* EXERCISE BRIEF: Identify and reproduce every line holding the string "matplotlib".

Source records
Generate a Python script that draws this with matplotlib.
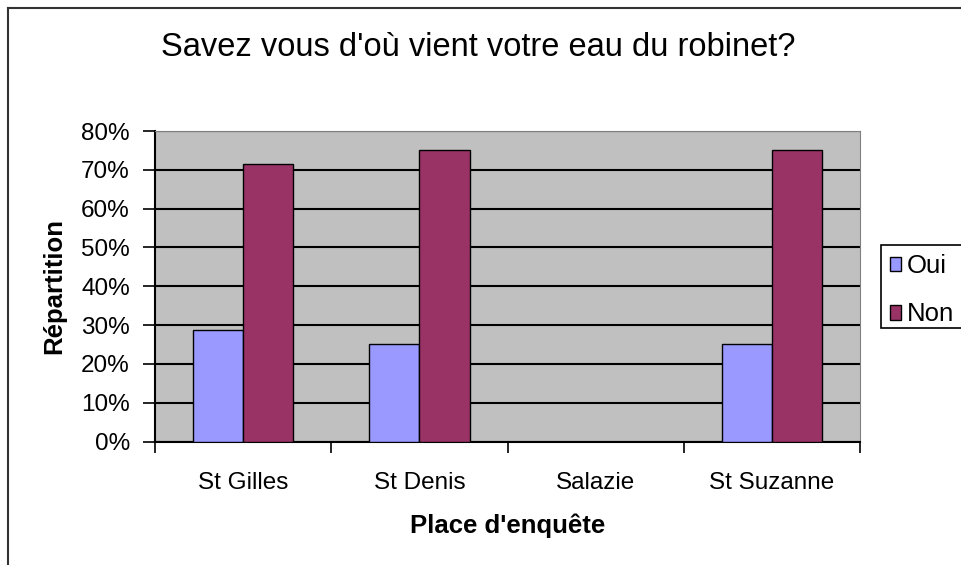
import matplotlib.pyplot as plt
import numpy as np
from matplotlib.lines import Line2D
from matplotlib.patches import Rectangle

plt.rcParams['font.family'] = ['Liberation Sans', 'DejaVu Sans']

places = ['St Gilles', 'St Denis', 'Salazie', 'St Suzanne']
oui = [28.6, 25.0, 0.0, 25.0]
non = [71.4, 75.0, 0.0, 75.0]
yticks = [0, 10, 20, 30, 40, 50, 60, 70, 80]

col_oui = '#9999FF'
col_non = '#993366'

fig = plt.figure(figsize=(9.62, 5.65), dpi=100)
ax = fig.add_axes([155/962, 1 - 441.5/565, 705/962, 310.5/565])
ax.set_facecolor('#C0C0C0')

x = np.arange(len(places))
w = 1 / 3.5
ax.bar(x - w/2, oui, w, color=col_oui, edgecolor='black', linewidth=1, label='Oui', zorder=3)
ax.bar(x + w/2, non, w, color=col_non, edgecolor='black', linewidth=1, label='Non', zorder=3)

ax.set_xlim(-0.5, len(places) - 0.5)
ax.set_ylim(0, 80)
ax.set_yticks(yticks)
ax.set_yticklabels([str(v) + '%' for v in yticks], fontsize=17.5)
ax.yaxis.grid(True, color='black', linewidth=1.5, zorder=1)
ax.set_axisbelow(True)

# categories between boundary ticks
ax.set_xticks(np.arange(len(places) + 1) - 0.5)
ax.set_xticklabels([])
ax.set_xticks(x, minor=True)
ax.set_xticklabels(places, minor=True, fontsize=17.5)
ax.tick_params(axis='x', which='minor', length=0, pad=22)
ax.tick_params(axis='x', which='major', length=8, width=1.2, direction='out')
ax.tick_params(axis='y', length=9, width=1.2, direction='out', pad=9)

for s in ['top', 'right']:
    ax.spines[s].set_color('#808080')
for s in ['left', 'bottom']:
    ax.spines[s].set_color('black')
    ax.spines[s].set_linewidth(1.5)

ax.set_xlabel("Place d'enquête", fontsize=18.5, fontweight='bold', labelpad=14)
ax.set_ylabel('Répartition', fontsize=18.5, fontweight='bold', labelpad=11)

fig.text(478/962, 1 - 47/565, "Savez vous d'où vient votre eau du robinet?",
         fontsize=23.5, ha='center', va='center')

# legend box runs past the right edge, like the original
fig.add_artist(Rectangle((881/962, 1 - 328/565), 100/962, 83/565,
                         transform=fig.transFigure, facecolor='white',
                         edgecolor='black', linewidth=1.2, zorder=2))
leg = fig.legend(loc='upper left', bbox_to_anchor=(881/962, 1 - 245/565),
                 fontsize=18.5, frameon=False,
                 handlelength=0.42, handleheight=0.5, handletextpad=0.25,
                 borderpad=0.35, labelspacing=0.95, borderaxespad=0)
leg.set_zorder(3)

# chart area border (top and left visible)
fig.add_artist(Line2D([8/962, 1], [1 - 8/565, 1 - 8/565], color='#333333', linewidth=1.5))
fig.add_artist(Line2D([8/962, 8/962], [0, 1 - 8/565], color='#333333', linewidth=1.5))

fig.savefig('out.png', dpi=100)
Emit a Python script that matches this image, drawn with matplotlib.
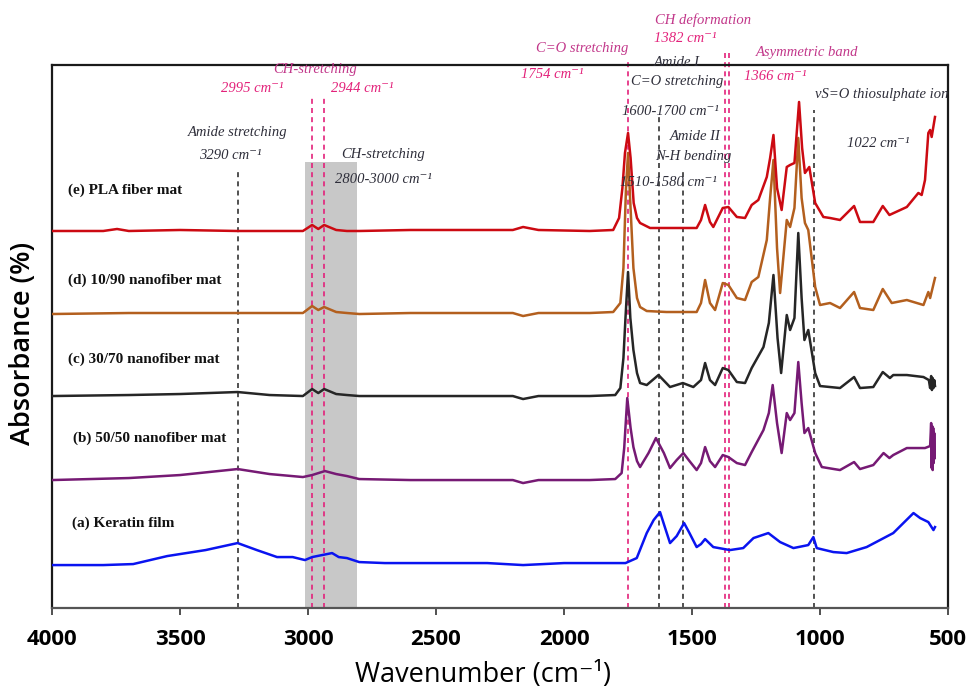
import matplotlib
matplotlib.use("Agg")
import matplotlib.pyplot as plt

# ── Spectra (wavenumber cm-1, absorbance a.u., already offset per sample) ──
keratin_wn = [4000, 3800, 3683, 3550, 3400, 3275, 3200, 3121, 3060, 3012, 2984, 2945,
              2906, 2880, 2848, 2800, 2700, 2500, 2300, 2160, 2000, 1850, 1760, 1716,
              1677, 1650, 1625, 1605, 1586, 1560, 1531, 1510, 1482, 1465, 1449, 1417,
              1352, 1300, 1260, 1202, 1156, 1104, 1046, 1026, 1013, 948, 896, 818, 714,
              635, 609, 577, 557, 551]
keratin_abs = [0.43, 0.43, 0.44, 0.52, 0.58, 0.65, 0.58, 0.51, 0.51, 0.48, 0.51, 0.53,
               0.55, 0.51, 0.50, 0.46, 0.45, 0.45, 0.45, 0.43, 0.45, 0.45, 0.45, 0.50,
               0.75, 0.88, 0.96, 0.80, 0.65, 0.72, 0.85, 0.75, 0.61, 0.64, 0.69, 0.61,
               0.58, 0.60, 0.70, 0.75, 0.66, 0.60, 0.63, 0.71, 0.60, 0.56, 0.55, 0.61,
               0.75, 0.95, 0.90, 0.86, 0.78, 0.81]

blend5050_wn = [4000, 3700, 3500, 3275, 3150, 3020, 2984, 2934, 2890, 2848, 2800, 2600,
                2400, 2200, 2160, 2100, 1900, 1800, 1775, 1765, 1753, 1740, 1729, 1715,
                1703, 1670, 1641, 1610, 1586, 1560, 1534, 1510, 1482, 1465, 1449, 1430,
                1410, 1380, 1358, 1325, 1293, 1267, 1221, 1200, 1185, 1168, 1150, 1130,
                1117, 1100, 1085, 1072, 1061, 1046, 1019, 993, 922, 867, 844, 792, 752,
                729, 714, 661, 590, 570, 566, 564, 562, 560, 558, 556, 554, 552]
blend5050_abs = [1.28, 1.30, 1.33, 1.39, 1.34, 1.31, 1.33, 1.37, 1.34, 1.32, 1.29, 1.28,
                 1.28, 1.28, 1.25, 1.28, 1.28, 1.29, 1.35, 1.60, 2.10, 1.80, 1.61, 1.47,
                 1.41, 1.55, 1.70, 1.55, 1.40, 1.48, 1.55, 1.47, 1.38, 1.45, 1.61, 1.47,
                 1.41, 1.53, 1.51, 1.45, 1.43, 1.56, 1.78, 1.95, 2.23, 1.85, 1.55, 1.95,
                 1.88, 1.95, 2.46, 2.05, 1.75, 1.80, 1.55, 1.41, 1.38, 1.46, 1.39, 1.43,
                 1.55, 1.50, 1.53, 1.60, 1.60, 1.62, 1.85, 1.40, 1.82, 1.38, 1.80, 1.45,
                 1.75, 1.50]

blend3070_wn = [4000, 3700, 3500, 3275, 3150, 3020, 2984, 2960, 2937, 2890, 2848, 2800,
                2600, 2400, 2200, 2160, 2100, 1900, 1800, 1780, 1768, 1760, 1750, 1741,
                1729, 1715, 1703, 1677, 1631, 1586, 1536, 1495, 1465, 1449, 1430, 1410,
                1380, 1358, 1325, 1293, 1267, 1221, 1200, 1182, 1166, 1152, 1130, 1117,
                1100, 1085, 1072, 1061, 1046, 1019, 1000, 961, 922, 867, 844, 792, 755,
                727, 714, 661, 596, 575, 570, 566, 563, 560, 557, 554, 551]
blend3070_abs = [2.12, 2.13, 2.14, 2.16, 2.13, 2.12, 2.19, 2.15, 2.19, 2.14, 2.13, 2.12,
                 2.12, 2.12, 2.12, 2.09, 2.12, 2.12, 2.13, 2.20, 2.50, 2.90, 3.36, 2.90,
                 2.58, 2.35, 2.25, 2.23, 2.33, 2.21, 2.25, 2.21, 2.28, 2.45, 2.28, 2.23,
                 2.40, 2.38, 2.26, 2.25, 2.40, 2.61, 2.85, 3.33, 2.70, 2.35, 2.93, 2.78,
                 2.90, 3.75, 3.10, 2.68, 2.78, 2.35, 2.22, 2.21, 2.20, 2.31, 2.20, 2.21,
                 2.36, 2.30, 2.33, 2.33, 2.31, 2.28, 2.20, 2.32, 2.18, 2.30, 2.20, 2.28,
                 2.22]

blend1090_wn = [4000, 3700, 3500, 3275, 3100, 3020, 2984, 2960, 2937, 2890, 2848, 2800,
                2600, 2400, 2200, 2160, 2100, 1900, 1808, 1780, 1768, 1758, 1750, 1742,
                1729, 1715, 1703, 1677, 1600, 1482, 1465, 1449, 1430, 1410, 1380, 1358,
                1325, 1293, 1267, 1241, 1208, 1195, 1182, 1168, 1156, 1130, 1117, 1100,
                1085, 1072, 1059, 1046, 1019, 1000, 961, 922, 867, 844, 792, 755, 720,
                661, 596, 577, 570, 551]
blend1090_abs = [2.94, 2.95, 2.95, 2.95, 2.95, 2.95, 3.02, 2.98, 3.01, 2.96, 2.95, 2.94,
                 2.95, 2.95, 2.95, 2.92, 2.95, 2.95, 2.96, 3.05, 3.40, 4.20, 4.55, 4.10,
                 3.40, 3.10, 3.01, 2.97, 2.96, 2.96, 3.05, 3.28, 3.05, 2.98, 3.25, 3.23,
                 3.10, 3.08, 3.26, 3.31, 3.68, 4.10, 4.48, 3.60, 3.15, 3.88, 3.81, 4.00,
                 4.70, 4.10, 3.85, 3.78, 3.21, 3.03, 3.05, 3.00, 3.16, 3.00, 2.98, 3.19,
                 3.05, 3.08, 3.03, 3.16, 3.10, 3.30]

pla_wn = [4000, 3800, 3746, 3700, 3500, 3275, 3100, 3020, 2984, 2960, 2937, 2890, 2848,
          2800, 2600, 2400, 2200, 2160, 2100, 1900, 1808, 1785, 1772, 1762, 1750, 1740,
          1728, 1715, 1703, 1664, 1482, 1465, 1449, 1430, 1417, 1380, 1358, 1325, 1293,
          1267, 1241, 1208, 1195, 1182, 1168, 1150, 1130, 1117, 1100, 1082, 1070, 1059,
          1042, 1019, 987, 961, 922, 867, 844, 792, 755, 729, 661, 616, 603, 590, 577,
          570, 564, 551]
pla_abs = [3.77, 3.77, 3.79, 3.77, 3.78, 3.77, 3.77, 3.77, 3.83, 3.79, 3.83, 3.78, 3.77,
           3.77, 3.78, 3.78, 3.78, 3.81, 3.78, 3.77, 3.78, 3.90, 4.20, 4.55, 4.75, 4.50,
           4.05, 3.90, 3.85, 3.80, 3.80, 3.88, 4.03, 3.86, 3.81, 4.00, 4.01, 3.91, 3.90,
           4.03, 4.08, 4.31, 4.50, 4.73, 4.20, 3.98, 4.41, 4.43, 4.45, 5.06, 4.60, 4.35,
           4.41, 4.05, 3.91, 3.90, 3.88, 4.02, 3.86, 3.86, 4.02, 3.93, 4.01, 4.15, 4.13,
           4.28, 4.75, 4.78, 4.71, 4.91]

sample_labels = ["(a) Keratin film", "(b) 50/50 nanofiber mat", "(c) 30/70 nanofiber mat",
                 "(d) 10/90 nanofiber mat", "(e) PLA fiber mat"]

# band assignment guide lines (cm-1)
black_guides = [3275, 1629, 1535, 1023]
pink_guides = [2984, 2937, 1750, 1371, 1354]
ch_band = (2810, 3010)

x_ticks = [4000, 3500, 3000, 2500, 2000, 1500, 1000, 500]

# ── styling ──
serif = ["Liberation Serif", "DejaVu Serif"]
sans = ["Open Sans", "DejaVu Sans"]
DARK = "#2e2e3a"
PINK_HEAD = "#c2378a"
PINK_NUM = "#e3217a"

spectra = [
    (keratin_wn, keratin_abs, "#0a14f0"),
    (blend5050_wn, blend5050_abs, "#761a74"),
    (blend3070_wn, blend3070_abs, "#262626"),
    (blend1090_wn, blend1090_abs, "#b35f1e"),
    (pla_wn, pla_abs, "#cc0a12"),
]

fig = plt.figure(figsize=(9.67, 6.91), dpi=100)
ax = fig.add_axes([0.0538, 0.120, 0.9266, 0.786])

ax.axvspan(*ch_band, ymin=0, ymax=0.821, color="#c8c8c8", zorder=0, lw=0)

guide_tops = {3275: 4.36, 1629: 4.91, 1535: 4.36, 1023: 4.98,
              2984: 5.11, 2937: 5.11, 1750: 5.50, 1371: 5.55, 1354: 5.55}
for w in black_guides:
    ax.plot([w, w], [0, guide_tops[w]], color="#333333", ls=(0, (3, 2.5)),
            lw=1.2, zorder=1, clip_on=False)
for w in pink_guides:
    ax.plot([w, w], [0, guide_tops[w]], color=PINK_NUM, ls=(0, (3, 2.5)),
            lw=1.2, zorder=1, clip_on=False)

for wn, ab, col in spectra:
    ax.plot(wn, ab, color=col, lw=1.8, zorder=3, solid_joinstyle="round")

# sample names
label_pos = [(3922, 0.85), (3918, 1.70), (3937, 2.49), (3937, 3.28), (3937, 4.18)]
for text, (x, y) in zip(sample_labels, label_pos):
    ax.text(x, y, text, family=serif, fontweight="bold", fontsize=11,
            ha="left", va="center", color="#111111")

# band annotations: (text, wavenumber, y, color)
annotations = [
    ("Amide stretching", 3277, 4.75, DARK),
    ("3290 cm⁻¹", 3305, 4.52, DARK),
    ("CH-stretching", 2973, 5.38, PINK_HEAD),
    ("2995 cm⁻¹", 3219, 5.19, PINK_NUM),
    ("2944 cm⁻¹", 2789, 5.19, PINK_NUM),
    ("CH-stretching", 2707, 4.53, DARK),
    ("2800-3000 cm⁻¹", 2707, 4.28, DARK),
    ("C=O stretching", 1930, 5.59, PINK_HEAD),
    ("1754 cm⁻¹", 2047, 5.33, PINK_NUM),
    ("CH deformation", 1457, 5.88, PINK_HEAD),
    ("1382 cm⁻¹", 1527, 5.69, PINK_NUM),
    ("Amide I", 1559, 5.45, DARK),
    ("C=O stretching", 1559, 5.26, DARK),
    ("1600-1700 cm⁻¹", 1586, 4.96, DARK),
    ("Amide II", 1488, 4.71, DARK),
    ("N-H bending", 1496, 4.51, DARK),
    ("1510-1580 cm⁻¹", 1594, 4.25, DARK),
    ("Asymmetric band", 1051, 5.55, PINK_HEAD),
    ("1366 cm⁻¹", 1176, 5.31, PINK_NUM),
    ("νS=O thiosulphate ion", 758, 5.13, DARK),
    ("1022 cm⁻¹", 774, 4.64, DARK),
]
for text, x, y, col in annotations:
    ax.text(x, y, text, family=serif, style="italic", fontsize=10.5,
            ha="center", va="center", color=col, zorder=4, clip_on=False)

ax.set_xlim(4000, 500)
ax.set_ylim(0, 5.43)
ax.set_xticks(x_ticks)
ax.set_xticklabels([str(t) for t in x_ticks], family=sans, fontweight="bold", fontsize=16)
ax.set_yticks([])
ax.tick_params(axis="x", direction="out", length=5, width=1.2, pad=10, color="#333333")

ax.set_xlabel("Wavenumber (cm⁻¹)", family=sans, fontsize=19.5)
ax.set_ylabel("Absorbance (%)", family=sans, fontsize=19.5, fontweight="semibold")
ax.xaxis.set_label_coords(0.481, -0.098)
ax.yaxis.set_label_coords(-0.017, 0.488)

for side in ["top", "bottom", "left", "right"]:
    ax.spines[side].set_linewidth(1.6)
    ax.spines[side].set_color("#1a1a1a")
ax.spines["bottom"].set_color("#555555")

fig.savefig("out.png", dpi=100, facecolor="white")
plt.close(fig)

* ANSWER TO THIS EXERCISE:
Generate a Python script that draws this with matplotlib.
import matplotlib.pyplot as plt
from matplotlib.lines import Line2D
from matplotlib.patches import Rectangle
Emit a Python script that matches this image, drawn with matplotlib.
import matplotlib
matplotlib.use("Agg")
import matplotlib.pyplot as plt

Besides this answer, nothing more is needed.